Branding is all about being consistent across channels. This means that the same naming, color scheme, and imagery that is part of your branding guidelines needs to be applied to social media.
The challenge, though, is that most branding guidelines don’t include “voice,” perhaps the most important part of your social media branding.
With that in mind, who represent (or represents) the voice of your company in your social media branding guidelines? And what will their tone(s) be?
If social media users are communicating and sharing information in social media, what is your company going to talk about? Content provides the medium to help you engage in conversation – and creating content that is truly resourceful and shareable can have many long-term benefits to your company’s social media presence.
Content isn’t just about blog posts, photos, and videos: Think outside of the box! Creating infographics, presentations, memes, and even discussions (such as in a LinkedIn Group) are all types of content that should be considered for your social media marketing strategy.
Has your company started blogging – and is it completely integrated in your social media strategy?
If you’re just talking about yourself in social media, no one wants to listen. It’s only when you begin to curate content that is of interest to your followers and promote it together with your own content that your social media accounts begin to breathe new life.
Does your social media strategy include which sources you plan to curate from – as well in which ways you plan to leverage your content curation activities? Don’t forget that crowdsourcing content is also a great way of curating – especially if it is from your own fans’ tweets about and photos of your products.
There are more than 50 types of social media networks having at least 10 million members. Which of these social media “channels” will your company include as part of your social media strategy?

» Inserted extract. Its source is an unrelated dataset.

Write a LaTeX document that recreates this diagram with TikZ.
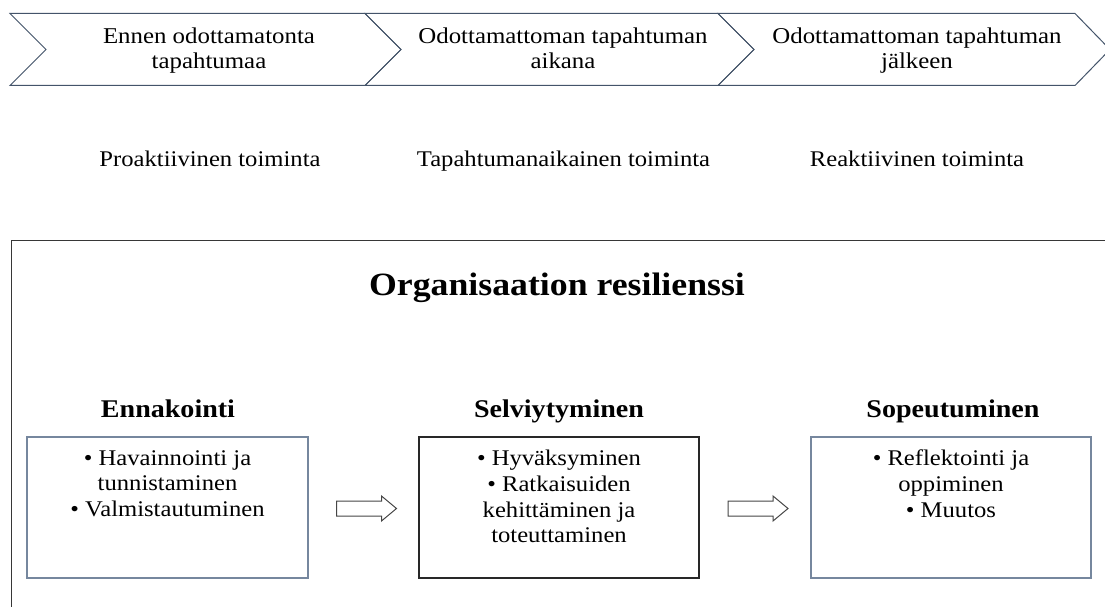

While most companies concentrate on the more established social networks, depending on your industry the new emerging social networks of Snapchat, Pinterest and Instagram, or even more niche social networks, might be equally important.
No two social networks are alike, and with limited resources you need to decide how much time you are going to spend doing what on each platform. This will also help you measure how well you are doing as well as maximize your ROI for time and resources spent on each platform.

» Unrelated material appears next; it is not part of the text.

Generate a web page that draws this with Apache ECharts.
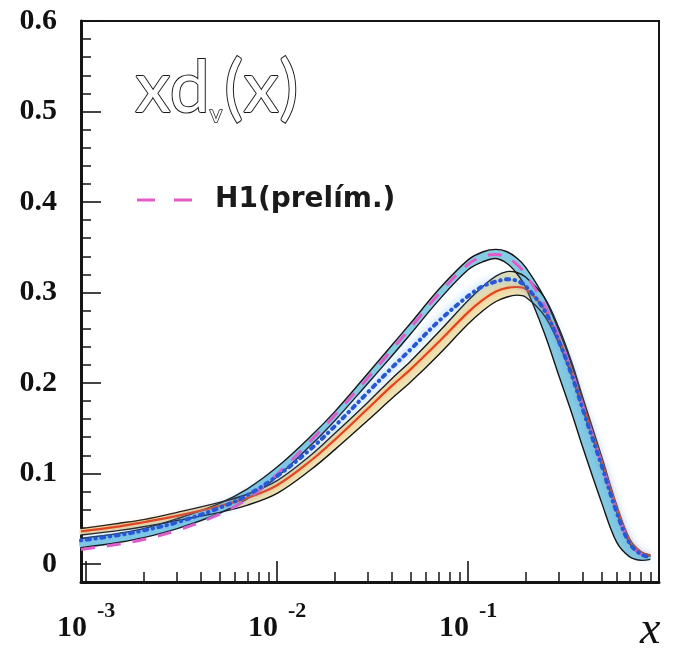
<!DOCTYPE html>
<html>
<head>
<meta charset="utf-8">
<script src="https://cdn.jsdelivr.net/npm/echarts@6/dist/echarts.min.js"></script>
<style>
  html, body { margin: 0; padding: 0; background: #fff; }
  #chart { width: 675px; height: 649px; }
</style>
</head>
<body>
<div id="chart"></div>
<script>
// Momentum fraction x (log scale) shared by every curve
const xs = [0.00094, 0.0015, 0.002, 0.003, 0.005, 0.007, 0.01, 0.015, 0.02, 0.03, 0.04, 0.05, 0.07, 0.1,
            0.12, 0.14, 0.16, 0.18, 0.2, 0.25, 0.3, 0.35, 0.4, 0.5, 0.6, 0.7, 0.8, 0.9];

// Blue uncertainty band (upper / lower edge)
const blueUpper = [0.028, 0.034, 0.039, 0.050, 0.067, 0.083, 0.107, 0.141, 0.168, 0.211, 0.242, 0.266, 0.303, 0.336,
                   0.345, 0.3476, 0.345, 0.338, 0.328, 0.295, 0.257, 0.219, 0.179, 0.114, 0.060, 0.025, 0.013, 0.009];
const blueLower = [0.018, 0.024, 0.029, 0.039, 0.056, 0.072, 0.096, 0.131, 0.158, 0.200, 0.230, 0.254, 0.291, 0.325,
                   0.334, 0.3375, 0.332, 0.321, 0.306, 0.256, 0.207, 0.166, 0.128, 0.068, 0.024, 0.008, 0.004, 0.005];

// Yellow uncertainty band (upper / lower edge) and its red central curve
const yellowUpper = [0.039, 0.045, 0.049, 0.057, 0.068, 0.077, 0.092, 0.120, 0.144, 0.179, 0.205, 0.224, 0.256, 0.291,
                     0.307, 0.318, 0.323, 0.322, 0.317, 0.295, 0.260, 0.222, 0.183, 0.119, 0.065, 0.028, 0.014, 0.010];
const yellowLower = [0.032, 0.037, 0.041, 0.048, 0.057, 0.065, 0.078, 0.104, 0.126, 0.159, 0.183, 0.201, 0.231, 0.265,
                     0.280, 0.290, 0.295, 0.297, 0.295, 0.275, 0.243, 0.207, 0.170, 0.110, 0.058, 0.023, 0.011, 0.009];
const redCentral = [0.036, 0.0415, 0.046, 0.053, 0.064, 0.073, 0.087, 0.114, 0.137, 0.172, 0.197, 0.215, 0.245, 0.278,
                    0.292, 0.301, 0.305, 0.306, 0.304, 0.282, 0.248, 0.212, 0.175, 0.114, 0.062, 0.026, 0.013, 0.009];

// H1 preliminary fit (dashed) and the blue dotted fit
const h1Prelim = [0.016, 0.022, 0.027, 0.037, 0.055, 0.072, 0.099, 0.136, 0.164, 0.206, 0.237, 0.261, 0.298, 0.331,
                  0.340, 0.342, 0.339, 0.331, 0.320, 0.287, 0.250, 0.212, 0.174, 0.111, 0.058, 0.023, 0.011, 0.008];
const blueDotted = [0.026, 0.032, 0.037, 0.046, 0.062, 0.076, 0.097, 0.127, 0.152, 0.190, 0.217, 0.237, 0.268, 0.296,
                    0.307, 0.312, 0.3145, 0.313, 0.307, 0.281, 0.245, 0.208, 0.170, 0.109, 0.057, 0.023, 0.011, 0.007];

// Axis ticks and labels
const yMajorTicks = [0, 0.1, 0.2, 0.3, 0.4, 0.5, 0.6];
const yMinorTicks = [0.02, 0.04, 0.06, 0.08, 0.12, 0.14, 0.16, 0.18, 0.22, 0.24, 0.26, 0.28,
                     0.32, 0.34, 0.36, 0.38, 0.42, 0.44, 0.46, 0.48, 0.52, 0.54, 0.56, 0.58];
const xMajorTicks = [0.001, 0.01, 0.1];
const xMinorTicks = [0.002, 0.003, 0.004, 0.005, 0.006, 0.007, 0.008, 0.009,
                     0.02, 0.03, 0.04, 0.05, 0.06, 0.07, 0.08, 0.09,
                     0.2, 0.3, 0.4, 0.5, 0.6, 0.7, 0.8, 0.9];
const xMin = 0.00094, xMax = 1;
const yMin = -0.02, yMax = 0.6;

const SMOOTH = 0.35;
const INK = '#151515';
const pairs = ys => xs.map((x, i) => [x, ys[i]]);

// Filled band between two edge curves, drawn through the cartesian scales
function bandFill(upper, lower, color, z) {
  return {
    type: 'custom', coordinateSystem: 'cartesian2d', xAxisIndex: 0, yAxisIndex: 0,
    z: z, silent: true,
    encode: { x: 0, y: 1 },
    data: [[xs[0], lower[0]]],
    renderItem: function (params, api) {
      const top = xs.map((x, i) => api.coord([x, upper[i]]));
      const bot = xs.map((x, i) => api.coord([x, lower[i]])).reverse();
      return {
        type: 'polygon',
        shape: { points: top.concat(bot), smooth: SMOOTH },
        style: { fill: color }
      };
    }
  };
}

// Thin black outlines of both bands
function bandEdges(z) {
  return {
    type: 'custom', coordinateSystem: 'cartesian2d', xAxisIndex: 0, yAxisIndex: 0,
    z: z, silent: true,
    encode: { x: 0, y: 1 },
    data: [[xs[0], blueUpper[0]]],
    renderItem: function (params, api) {
      const mk = arr => xs.map((x, i) => api.coord([x, arr[i]]));
      return {
        type: 'group',
        children: [blueUpper, blueLower, yellowUpper, yellowLower].map(a => ({
          type: 'polyline',
          shape: { points: mk(a), smooth: SMOOTH },
          style: { stroke: INK, lineWidth: 1.4, fill: 'none' }
        }))
      };
    }
  };
}

const serif = '"Liberation Serif", "DejaVu Serif", serif';

const chart = echarts.init(document.getElementById('chart'), null, { renderer: 'canvas' });

const option = {
  animation: false,
  backgroundColor: '#ffffff',
  grid: {
    left: 81, right: 16, top: 21, bottom: 67,
    outerBoundsMode: 'none', containLabel: false,
    show: true, borderColor: INK, borderWidth: 2, backgroundColor: 'transparent'
  },
  legend: {
    data: ['H1(prelím.)'],
    left: 137, top: 186, padding: 0,
    itemWidth: 55, itemHeight: 3,
    icon: 'path://M0,0H18V3H0Z M37,0H55V3H37Z',
    selectedMode: false,
    itemStyle: { color: '#e35bc9' },
    textStyle: {
      fontFamily: '"DejaVu Sans", sans-serif', fontWeight: 'bold', fontSize: 28, color: '#1a1a1a',
      padding: [0, 0, 0, 18]
    }
  },
  xAxis: [
    {
      type: 'log', logBase: 10, min: xMin, max: xMax, position: 'bottom',
      axisLine: { show: true, onZero: false, lineStyle: { color: INK, width: 3 } },
      axisTick: { show: true, inside: true, length: 21, customValues: xMajorTicks,
                  lineStyle: { color: INK, width: 1.6 } },
      axisLabel: {
        customValues: xMajorTicks, margin: 29,
        formatter: v => '{b|10}{e|' + Math.round(Math.log10(v)) + '}',
        rich: {
          b: { fontFamily: serif, fontWeight: 'bold', fontSize: 30, lineHeight: 34, color: '#111' },
          e: { fontFamily: serif, fontWeight: 'bold', fontSize: 22, lineHeight: 22, color: '#111',
               padding: [0, 0, 34, 10] }
        }
      },
      splitLine: { show: false }, minorTick: { show: false }
    },
    {
      type: 'log', logBase: 10, min: xMin, max: xMax, position: 'bottom',
      axisLine: { show: false, onZero: false },
      axisTick: { show: true, inside: true, length: 10, customValues: xMinorTicks,
                  lineStyle: { color: INK, width: 1.5 } },
      axisLabel: { show: false },
      splitLine: { show: false }
    }
  ],
  yAxis: [
    {
      type: 'value', min: yMin, max: yMax, position: 'left',
      axisLine: { show: true, onZero: false, lineStyle: { color: INK, width: 3 } },
      axisTick: { show: true, inside: true, length: 20, customValues: yMajorTicks,
                  lineStyle: { color: INK, width: 1.6 } },
      axisLabel: {
        customValues: yMajorTicks, margin: 24,
        formatter: v => (Math.abs(v) < 1e-9 ? '0' : v.toFixed(1)),
        fontFamily: serif, fontWeight: 'bold', fontSize: 30, color: '#111'
      },
      splitLine: { show: false }
    },
    {
      type: 'value', min: yMin, max: yMax, position: 'left',
      axisLine: { show: false, onZero: false },
      axisTick: { show: true, inside: true, length: 10, customValues: yMinorTicks,
                  lineStyle: { color: INK, width: 1.5 } },
      axisLabel: { show: false },
      splitLine: { show: false }
    }
  ],
  series: [
    bandFill(yellowUpper, yellowLower, '#eee3b4', 2),
    bandFill(blueUpper, blueLower, '#86cbe2', 3),
    bandEdges(4),
    {
      name: 'red central', type: 'line', data: pairs(redCentral), z: 5,
      smooth: SMOOTH, symbol: 'none', silent: true,
      lineStyle: { color: '#e6431c', width: 2.2, shadowColor: 'rgba(255,140,60,0.6)', shadowBlur: 4 }
    },
    {
      name: 'H1(prelím.)', type: 'line', data: pairs(h1Prelim), z: 6,
      smooth: SMOOTH, symbol: 'none', silent: true,
      itemStyle: { color: '#e35bc9' },
      lineStyle: { color: '#e35bc9', width: 3, type: [14, 12] }
    },
    {
      name: 'blue dotted', type: 'line', data: pairs(blueDotted), z: 7,
      smooth: SMOOTH, symbol: 'none', silent: true,
      lineStyle: { color: '#2a58d4', width: 4, type: [0.5, 5.5, 3, 5.5], cap: 'round',
                   shadowColor: 'rgba(80,170,255,0.9)', shadowBlur: 8 }
    }
  ],
  graphic: [
    {
      type: 'text', left: 134, top: 52, silent: true,
      style: {
        text: '{a|xd}{s|v}{a|(x)}',
        rich: {
          a: { fontFamily: 'Lato, "Noto Sans", sans-serif', fontSize: 72, lineHeight: 76,
               fill: '#ffffff', stroke: '#1a1a1a', lineWidth: 2 },
          s: { fontFamily: 'Lato, "Noto Sans", sans-serif', fontSize: 24, lineHeight: 24,
               fill: '#ffffff', stroke: '#1a1a1a', lineWidth: 1.5, padding: [50, 2, 0, 0] }
        }
      }
    },
    {
      type: 'text', left: 640, top: 608, silent: true,
      style: { text: 'x', fontFamily: serif, fontStyle: 'italic', fontSize: 46, fill: '#111' }
    }
  ]
};

chart.setOption(option);
</script>
</body>
</html>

More frequent posting doesn’t necessarily make your social media more effective. Post strategically.
Are you using data to properly tweak your frequency strategy for each social network so as to maximize the effectiveness of your posting?

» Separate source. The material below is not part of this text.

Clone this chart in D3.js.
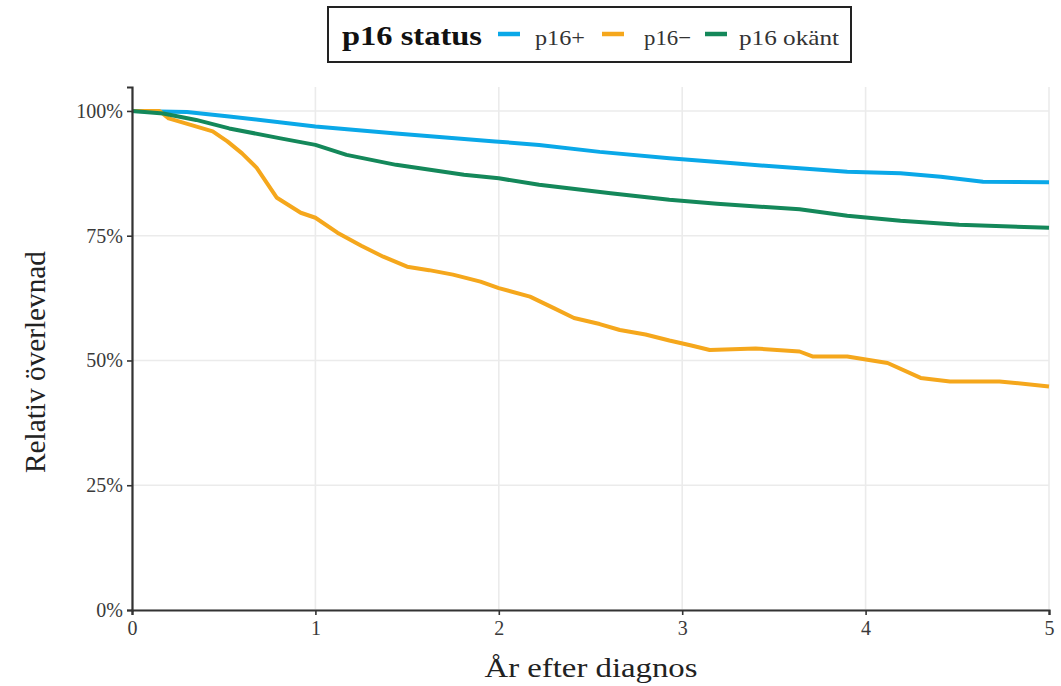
<!DOCTYPE html>
<html>
<head>
<meta charset="utf-8">
<script src="https://cdn.jsdelivr.net/npm/d3@7"></script>
<style>
  body { margin: 0; background: #fff; }
  svg { display: block; font-family: "Liberation Serif", "Times New Roman", serif; }
</style>
</head>
<body>
<div id="chart"></div>
<script>
// Relative survival per p16 status
const posTime = [0, 0.3, 0.53, 1.0, 1.44, 1.98, 2.22, 2.55, 2.93, 3.28, 3.64, 3.9, 4.19, 4.41, 4.64, 5.0];
const posVal  = [100, 99.8, 98.9, 96.9, 95.5, 93.9, 93.2, 91.8, 90.5, 89.5, 88.5, 87.8, 87.5, 86.8, 85.8, 85.7];

const negTime = [0, 0.15, 0.2, 0.44, 0.52, 0.6, 0.68, 0.79, 0.92, 1.0, 1.12, 1.25, 1.37, 1.5, 1.62, 1.75, 1.9, 2.0, 2.17, 2.3, 2.41, 2.55, 2.66, 2.8, 2.93, 3.05, 3.15, 3.4, 3.64, 3.71, 3.9, 4.12, 4.3, 4.46, 4.73, 5.0];
const negVal  = [100, 100, 98.5, 95.9, 93.9, 91.5, 88.6, 82.6, 79.6, 78.6, 75.6, 73.0, 70.8, 68.8, 68.1, 67.2, 65.8, 64.5, 62.8, 60.5, 58.5, 57.3, 56.1, 55.2, 54.0, 53.0, 52.1, 52.4, 51.8, 50.8, 50.8, 49.5, 46.5, 45.8, 45.8, 44.8];

const unkTime = [0, 0.17, 0.35, 0.53, 0.81, 1.0, 1.17, 1.44, 1.81, 2.0, 2.22, 2.61, 2.93, 3.19, 3.64, 3.9, 4.19, 4.51, 5.0];
const unkVal  = [100, 99.5, 98.2, 96.5, 94.5, 93.2, 91.2, 89.2, 87.2, 86.5, 85.2, 83.5, 82.2, 81.4, 80.3, 79.0, 78.0, 77.2, 76.6];

const seriesNames = ["p16+", "p16\u2212", "p16 okänt"];
const seriesColors = ["#0aa8e8", "#f5a71c", "#14885a"];
const xTicks = [0, 1, 2, 3, 4, 5];
const yTicks = [0, 25, 50, 75, 100];

const series = [
    { name: seriesNames[0], color: seriesColors[0], values: posTime.map((t, i) => ({ t: t, v: posVal[i] })) },
    { name: seriesNames[1], color: seriesColors[1], values: negTime.map((t, i) => ({ t: t, v: negVal[i] })) },
    { name: seriesNames[2], color: seriesColors[2], values: unkTime.map((t, i) => ({ t: t, v: unkVal[i] })) }
];

const width = 1061, height = 686;
const margin = { top: 87, right: 12, bottom: 76, left: 132 };

const svg = d3.select("#chart").append("svg")
    .attr("width", width)
    .attr("height", height);

const x = d3.scaleLinear().domain([0, 5]).range([margin.left, width - margin.right]);
const y = d3.scaleLinear().domain([0, 104.8]).range([height - margin.bottom, margin.top]);

// Gridlines
svg.append("g")
    .selectAll("line")
    .data(xTicks)
    .enter().append("line")
    .attr("x1", d => x(d)).attr("x2", d => x(d))
    .attr("y1", margin.top).attr("y2", height - margin.bottom)
    .attr("stroke", "#ebebeb").attr("stroke-width", 1.6);

svg.append("g")
    .selectAll("line")
    .data(yTicks)
    .enter().append("line")
    .attr("x1", margin.left).attr("x2", width - margin.right)
    .attr("y1", d => y(d)).attr("y2", d => y(d))
    .attr("stroke", "#ebebeb").attr("stroke-width", 1.6);

// Curves
const line = d3.line().x(d => x(d.t)).y(d => y(d.v));

svg.append("g")
    .selectAll("path")
    .data(series)
    .enter().append("path")
    .attr("d", d => line(d.values))
    .attr("fill", "none")
    .attr("stroke", d => d.color)
    .attr("stroke-width", 4)
    .attr("stroke-linejoin", "round");

// Axes
const xAxis = svg.append("g")
    .attr("transform", `translate(0,${height - margin.bottom})`)
    .call(d3.axisBottom(x).tickValues(xTicks).tickFormat(d3.format("d")).tickSize(5).tickPadding(6));

const yAxis = svg.append("g")
    .attr("transform", `translate(${margin.left},0)`)
    .call(d3.axisLeft(y).tickValues(yTicks).tickFormat(d => d + "%").tickSize(5).tickPadding(4));

[xAxis, yAxis].forEach(a => {
    a.select(".domain").attr("stroke", "#333").attr("stroke-width", 2.2);
    a.selectAll(".tick line").attr("stroke", "#333").attr("stroke-width", 1.6);
    a.selectAll("text")
        .attr("fill", "#3a3a3a")
        .style("font-family", "'Liberation Serif', serif")
        .style("font-size", "20px");
});

// Axis titles
svg.append("text")
    .attr("x", 591)
    .attr("y", 677)
    .attr("text-anchor", "middle")
    .attr("fill", "#222")
    .attr("textLength", 213)
    .attr("lengthAdjust", "spacingAndGlyphs")
    .style("font-size", "28px")
    .text("År efter diagnos");

svg.append("text")
    .attr("transform", "translate(45,362) rotate(-90)")
    .attr("text-anchor", "middle")
    .attr("fill", "#222")
    .attr("textLength", 222)
    .attr("lengthAdjust", "spacingAndGlyphs")
    .style("font-size", "29px")
    .text("Relativ överlevnad");

// Legend
const legend = svg.append("g");
legend.append("rect")
    .attr("x", 328).attr("y", 7)
    .attr("width", 523).attr("height", 55)
    .attr("fill", "#fff")
    .attr("stroke", "#222").attr("stroke-width", 2);

legend.append("text")
    .attr("x", 342).attr("y", 45)
    .attr("fill", "#111")
    .attr("textLength", 140)
    .attr("lengthAdjust", "spacingAndGlyphs")
    .style("font-size", "27px")
    .style("font-weight", "bold")
    .text("p16 status");

const keyX = [498, 602, 705];
const labelX = [535, 644, 739];
const labelLen = [50, 47, 100];
series.forEach((s, i) => {
    legend.append("line")
        .attr("x1", keyX[i]).attr("x2", keyX[i] + 22)
        .attr("y1", 34).attr("y2", 34)
        .attr("stroke", s.color).attr("stroke-width", 4.5);
    legend.append("text")
        .attr("x", labelX[i]).attr("y", 45)
        .attr("fill", "#333")
        .attr("textLength", labelLen[i])
        .attr("lengthAdjust", "spacingAndGlyphs")
        .style("font-size", "22px")
        .text(s.name);
});
</script>
</body>
</html>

Engagement should be considered in both its proactive and reactive forms. While most companies do well at proactive engagement with their own content, proactively engaging with new social media users and reactively engaging with those who engage with your updates are equally important to create an effective social media presence.
One thing to keep in mind about engagement, though, is that engagement should be a tactic to help you achieve your objective, not the objective itself.
Is the engagement with your fans on each of your social media profiles worthy of being followed?
Listening has more meaning than merely being on the lookout for complaints. Every engagement with a social media user is a golden opportunity, and being a good listener can also help you reap the benefits of utilizing big social data to help understand potential future trends for your products and services.
Here’s two stats that indicate the importance of implementing a listening strategy as part of your comprehensive social media strategy plan.
Does your company have a listening strategy in place?
Readers of Maximize Your Social will get a fresh look into how I redefine what a “campaign” is in the age of mainstream social media. Think of it less as a promotional marketing campaign and more of an experiment to better understand and more effectively engage with your social media followers.
That’s why I believe, as part of a comprehensive social media strategy plan, that it’s important to create campaigns on a regular basis – and remember to make them platform and/or content-specific to help give you more precise data for your future planning.
We all know the many potential benefits of campaigns.
Is your company experimenting not only with different campaigns on different social channels, but different types of campaigns that are best suitable for each channel?
The task of determining who an “influencer” is is not a trivial one: The social scoring service Klout, in its heyday, scored 400 million users and analyzes 12 billion social signals on a given day.
Are you targeting the right influencers – for the right objectives?
Whether they are the long-forgotten brand ambassadors that are your current employees, alumni of your company, or loyal fans to your brand, your social media strategy should always be looking for ways to engage – and reward – brand loyalty and amplification in social media.
I believe one of the biggest untapped opportunities for businesses is to leverage their own internal employees as brand ambassadors.
The above was my contribution to the article.